Sementara itu Dosen Ilmu Pemerintahan Universitas Muhammadiyah Lampung (UML), Jeni Rahma menyebut, jika diliat secara rasional, prioritas anggaran pemkot sangat janggal. Menurutnya, dari perspektif tata kelola pemerintahan yang baik (good governance), kebijakan tersebut rawan dianggap tidak sensitif terhadap kebutuhan publik yang lebih mendesak.
Ia juga mengingatkan regulasi yang berlaku, di antaranya UU 23/2014 tentang Pemerintah Daerah, UU 17/2003 tentang Keuangan Negara, serta Permendagri 77/2020 tentang Pedoman Teknis Pengelolaan Keuangan Daerah. Semua aturan tersebut menegaskan bahwa penggunaan APBD harus berdasarkan prinsip efektivitas, efisiensi, transparansi, dan akuntabilitas.

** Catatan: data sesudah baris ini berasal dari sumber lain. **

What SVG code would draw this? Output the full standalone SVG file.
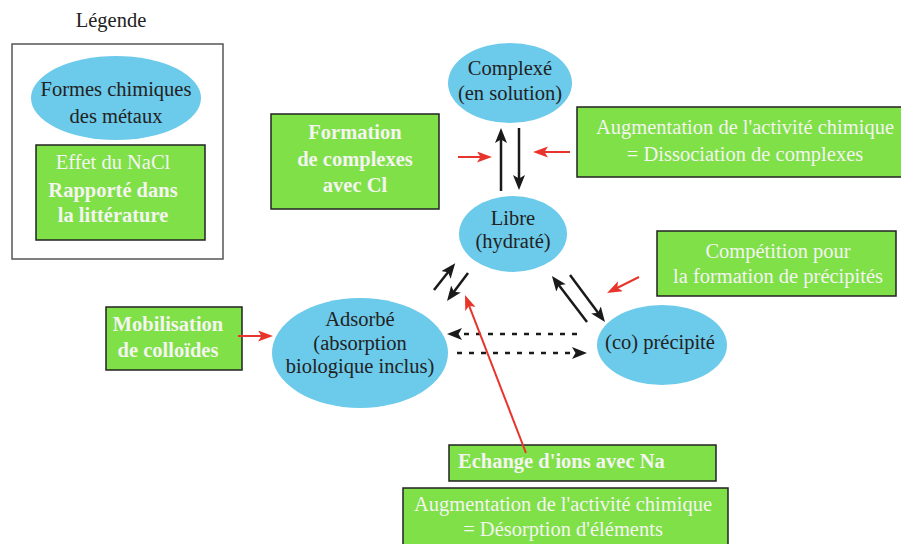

“Gedung Kejati sendiri secara kelembagaan adalah domain pemerintah pusat (Kejaksaan RI). Artinya, dukungan daerah bisa saja diberikan, tetapi sifatnya lebih ke hibah atau fasilitas yang biasanya harus diukur urgensinya dan tidak boleh membebani kemampuan fiskal daerah,”ujarnya.
Bandar Lampung sedang tidak baik-baik saja. Banjir masih rutin datang, jalan-jalan penuh lubang, sampah menggunung, dan pengangguran kian terasa. Di sisi lain, harga-harga kebutuhan pokok melambung. Pada kondisi seperti itu, keputusan menggelontorkan puluhan miliar rupiah untuk gedung baru jelas menunjukkan keberpihakan yang timpang.
Rakyat menjerit, penguasa sibuk dengan pencitraan. Rakyat berteriak minta solusi, penguasa menjawab dengan bangunan megah. Apa gunanya institusi penegak hukum kokoh berdiri, jika keadilan sosial bagi rakyat justru runtuh?
Kebijakan publik tidak bisa hanya diukur dari prestige atau hubungan politik antar-lembaga. Ia harus berpijak pada kebutuhan nyata masyarakat. Jika tidak, ia hanya akan meninggalkan catatan kelam: sebuah ego kekuasaan yang berdiri di atas penderitaan rakyatnya sendiri.